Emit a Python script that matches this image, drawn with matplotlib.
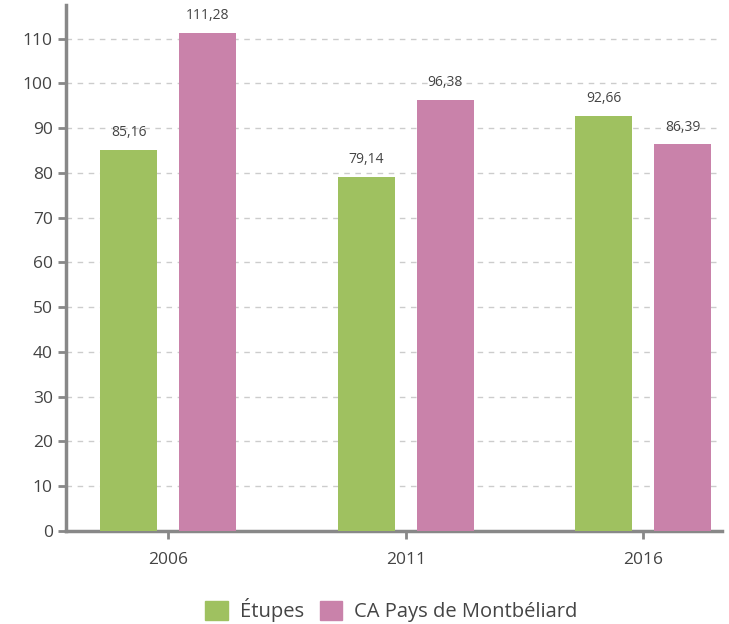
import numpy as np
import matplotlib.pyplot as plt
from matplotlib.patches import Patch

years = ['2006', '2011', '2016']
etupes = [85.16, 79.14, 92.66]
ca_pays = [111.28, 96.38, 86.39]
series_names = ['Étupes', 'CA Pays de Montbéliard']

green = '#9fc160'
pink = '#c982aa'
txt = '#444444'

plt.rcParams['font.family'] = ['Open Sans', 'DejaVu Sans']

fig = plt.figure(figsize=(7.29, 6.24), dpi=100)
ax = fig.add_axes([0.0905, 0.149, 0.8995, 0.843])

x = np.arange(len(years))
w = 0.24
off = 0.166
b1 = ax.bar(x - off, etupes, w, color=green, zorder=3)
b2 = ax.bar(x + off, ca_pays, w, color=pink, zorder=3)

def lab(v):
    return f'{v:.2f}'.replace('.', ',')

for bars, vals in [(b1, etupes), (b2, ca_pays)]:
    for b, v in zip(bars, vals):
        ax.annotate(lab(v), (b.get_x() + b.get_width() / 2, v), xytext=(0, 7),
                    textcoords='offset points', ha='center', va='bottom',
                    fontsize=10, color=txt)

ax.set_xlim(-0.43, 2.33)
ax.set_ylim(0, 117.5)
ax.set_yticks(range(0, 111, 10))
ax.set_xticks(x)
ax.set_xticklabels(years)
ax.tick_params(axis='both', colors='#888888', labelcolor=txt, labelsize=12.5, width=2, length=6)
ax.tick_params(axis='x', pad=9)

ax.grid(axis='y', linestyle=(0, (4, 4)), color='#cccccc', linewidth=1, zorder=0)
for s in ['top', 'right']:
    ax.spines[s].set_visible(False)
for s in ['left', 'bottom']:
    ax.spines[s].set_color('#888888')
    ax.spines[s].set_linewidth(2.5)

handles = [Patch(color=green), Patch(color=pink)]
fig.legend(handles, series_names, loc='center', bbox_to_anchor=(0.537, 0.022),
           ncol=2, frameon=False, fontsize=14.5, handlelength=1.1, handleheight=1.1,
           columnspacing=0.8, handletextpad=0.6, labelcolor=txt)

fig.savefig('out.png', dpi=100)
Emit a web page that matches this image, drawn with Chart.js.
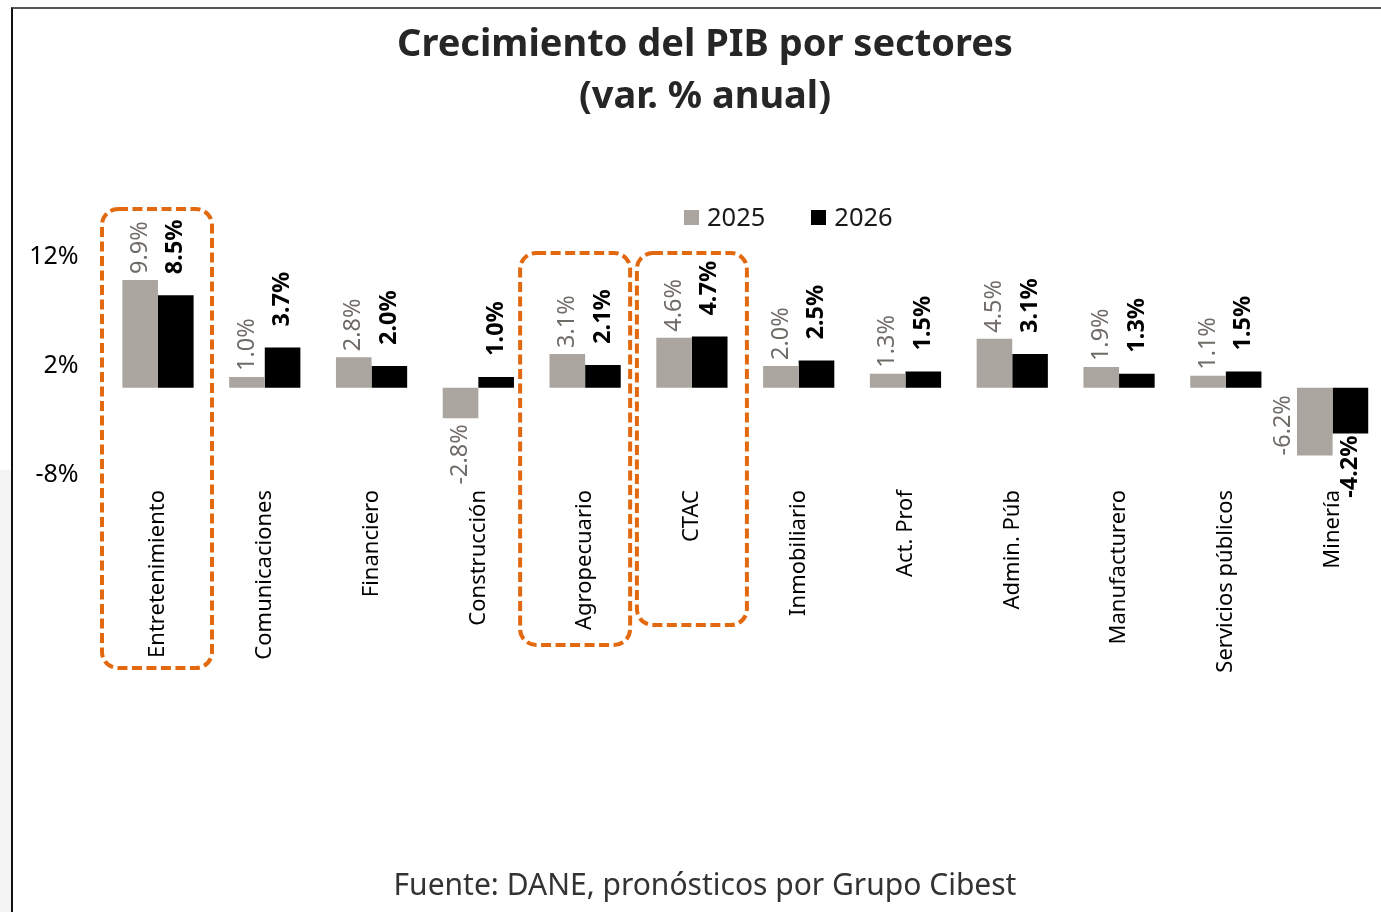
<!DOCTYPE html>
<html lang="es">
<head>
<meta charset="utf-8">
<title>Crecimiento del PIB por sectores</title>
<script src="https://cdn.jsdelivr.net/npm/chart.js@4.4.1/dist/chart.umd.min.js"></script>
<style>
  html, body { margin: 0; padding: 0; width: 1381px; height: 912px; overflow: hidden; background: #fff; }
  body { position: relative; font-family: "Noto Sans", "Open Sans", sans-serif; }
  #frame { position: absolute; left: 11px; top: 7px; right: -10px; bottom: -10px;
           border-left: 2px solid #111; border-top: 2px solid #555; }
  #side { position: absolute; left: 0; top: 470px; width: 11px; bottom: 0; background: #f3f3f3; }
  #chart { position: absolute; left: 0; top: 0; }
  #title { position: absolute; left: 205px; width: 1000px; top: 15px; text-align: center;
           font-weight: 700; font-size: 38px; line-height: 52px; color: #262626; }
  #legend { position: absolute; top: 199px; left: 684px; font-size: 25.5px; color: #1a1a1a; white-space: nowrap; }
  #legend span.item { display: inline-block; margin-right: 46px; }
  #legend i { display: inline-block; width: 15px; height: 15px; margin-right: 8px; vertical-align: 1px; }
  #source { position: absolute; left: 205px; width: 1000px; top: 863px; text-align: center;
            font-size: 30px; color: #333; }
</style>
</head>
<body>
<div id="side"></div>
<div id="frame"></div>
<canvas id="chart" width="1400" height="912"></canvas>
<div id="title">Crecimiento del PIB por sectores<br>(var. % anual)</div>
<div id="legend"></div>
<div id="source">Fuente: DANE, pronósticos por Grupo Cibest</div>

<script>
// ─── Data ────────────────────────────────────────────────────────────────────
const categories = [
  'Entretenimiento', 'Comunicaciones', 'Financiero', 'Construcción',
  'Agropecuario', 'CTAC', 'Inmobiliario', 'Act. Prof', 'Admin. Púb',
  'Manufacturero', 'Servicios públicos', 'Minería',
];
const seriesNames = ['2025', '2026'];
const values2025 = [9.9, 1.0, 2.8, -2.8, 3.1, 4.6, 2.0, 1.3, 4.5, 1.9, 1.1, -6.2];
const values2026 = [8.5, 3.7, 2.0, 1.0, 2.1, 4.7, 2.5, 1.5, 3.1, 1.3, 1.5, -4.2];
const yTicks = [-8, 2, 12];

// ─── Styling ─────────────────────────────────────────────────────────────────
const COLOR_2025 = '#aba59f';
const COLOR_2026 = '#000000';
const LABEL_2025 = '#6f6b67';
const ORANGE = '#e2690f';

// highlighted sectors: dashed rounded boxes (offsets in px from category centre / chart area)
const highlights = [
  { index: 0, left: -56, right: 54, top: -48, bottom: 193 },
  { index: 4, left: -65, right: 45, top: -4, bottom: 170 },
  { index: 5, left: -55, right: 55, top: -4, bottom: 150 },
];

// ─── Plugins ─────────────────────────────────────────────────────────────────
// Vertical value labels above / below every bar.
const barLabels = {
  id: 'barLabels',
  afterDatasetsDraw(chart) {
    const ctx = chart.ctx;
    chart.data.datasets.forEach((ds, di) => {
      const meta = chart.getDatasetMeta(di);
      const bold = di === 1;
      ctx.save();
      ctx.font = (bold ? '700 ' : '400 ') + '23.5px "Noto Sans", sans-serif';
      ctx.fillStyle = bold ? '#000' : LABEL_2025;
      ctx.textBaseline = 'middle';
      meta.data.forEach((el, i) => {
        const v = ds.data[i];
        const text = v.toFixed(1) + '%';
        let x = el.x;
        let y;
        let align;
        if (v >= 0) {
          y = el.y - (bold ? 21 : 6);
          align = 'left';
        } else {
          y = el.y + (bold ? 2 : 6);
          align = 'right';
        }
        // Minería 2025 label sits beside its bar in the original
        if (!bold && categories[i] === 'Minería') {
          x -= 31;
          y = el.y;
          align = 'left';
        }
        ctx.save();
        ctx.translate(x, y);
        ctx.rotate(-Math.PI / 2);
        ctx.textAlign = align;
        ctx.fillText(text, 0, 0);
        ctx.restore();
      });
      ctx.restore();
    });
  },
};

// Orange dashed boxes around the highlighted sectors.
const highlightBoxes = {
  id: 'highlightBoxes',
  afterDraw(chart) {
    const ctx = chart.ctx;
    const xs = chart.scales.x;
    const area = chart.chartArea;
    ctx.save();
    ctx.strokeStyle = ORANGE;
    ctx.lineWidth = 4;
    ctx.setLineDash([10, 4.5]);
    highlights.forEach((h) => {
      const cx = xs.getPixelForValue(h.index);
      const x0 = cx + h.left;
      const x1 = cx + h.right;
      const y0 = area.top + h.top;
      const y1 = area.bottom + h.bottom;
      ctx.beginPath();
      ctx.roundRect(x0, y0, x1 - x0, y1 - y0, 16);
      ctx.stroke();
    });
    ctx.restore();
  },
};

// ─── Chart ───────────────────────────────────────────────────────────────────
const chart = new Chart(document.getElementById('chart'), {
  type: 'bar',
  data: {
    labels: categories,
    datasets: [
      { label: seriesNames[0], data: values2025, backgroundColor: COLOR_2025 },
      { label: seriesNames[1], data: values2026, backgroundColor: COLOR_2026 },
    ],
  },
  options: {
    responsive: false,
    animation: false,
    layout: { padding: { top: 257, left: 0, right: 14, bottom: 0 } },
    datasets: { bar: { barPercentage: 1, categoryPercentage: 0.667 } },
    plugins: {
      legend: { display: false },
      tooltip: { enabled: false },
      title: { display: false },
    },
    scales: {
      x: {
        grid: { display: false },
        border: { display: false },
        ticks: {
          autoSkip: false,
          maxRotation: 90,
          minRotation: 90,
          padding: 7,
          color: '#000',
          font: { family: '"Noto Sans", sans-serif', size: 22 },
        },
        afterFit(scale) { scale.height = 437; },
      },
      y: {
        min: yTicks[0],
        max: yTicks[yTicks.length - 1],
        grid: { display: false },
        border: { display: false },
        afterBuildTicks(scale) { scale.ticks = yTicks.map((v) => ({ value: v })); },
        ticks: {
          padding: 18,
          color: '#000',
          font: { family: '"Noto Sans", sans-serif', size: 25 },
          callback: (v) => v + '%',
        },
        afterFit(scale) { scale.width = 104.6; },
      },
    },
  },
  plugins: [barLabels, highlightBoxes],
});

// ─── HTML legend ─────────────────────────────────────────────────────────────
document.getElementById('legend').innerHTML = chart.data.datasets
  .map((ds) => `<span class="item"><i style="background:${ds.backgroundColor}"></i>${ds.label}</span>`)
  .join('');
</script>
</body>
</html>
_ _ _ _ _
**TASK OBJECTIVE**
Write out, exactly and with nothing added, everything from the line with "Emit a web page" down to the line with "por Grupo Cibest</div>", both included. Drop any pictures.

**EXERCISE SOLUTION**
Emit a web page that matches this image, drawn with Chart.js.
<!DOCTYPE html>
<html lang="es">
<head>
<meta charset="utf-8">
<title>Crecimiento del PIB por sectores</title>
<script src="https://cdn.jsdelivr.net/npm/chart.js@4.4.1/dist/chart.umd.min.js"></script>
<style>
  html, body { margin: 0; padding: 0; width: 1381px; height: 912px; overflow: hidden; background: #fff; }
  body { position: relative; font-family: "Noto Sans", "Open Sans", sans-serif; }
  #frame { position: absolute; left: 11px; top: 7px; right: -10px; bottom: -10px;
           border-left: 2px solid #111; border-top: 2px solid #555; }
  #side { position: absolute; left: 0; top: 470px; width: 11px; bottom: 0; background: #f3f3f3; }
  #chart { position: absolute; left: 0; top: 0; }
  #title { position: absolute; left: 205px; width: 1000px; top: 15px; text-align: center;
           font-weight: 700; font-size: 38px; line-height: 52px; color: #262626; }
  #legend { position: absolute; top: 199px; left: 684px; font-size: 25.5px; color: #1a1a1a; white-space: nowrap; }
  #legend span.item { display: inline-block; margin-right: 46px; }
  #legend i { display: inline-block; width: 15px; height: 15px; margin-right: 8px; vertical-align: 1px; }
  #source { position: absolute; left: 205px; width: 1000px; top: 863px; text-align: center;
            font-size: 30px; color: #333; }
</style>
</head>
<body>
<div id="side"></div>
<div id="frame"></div>
<canvas id="chart" width="1400" height="912"></canvas>
<div id="title">Crecimiento del PIB por sectores<br>(var. % anual)</div>
<div id="legend"></div>
<div id="source">Fuente: DANE, pronósticos por Grupo Cibest</div>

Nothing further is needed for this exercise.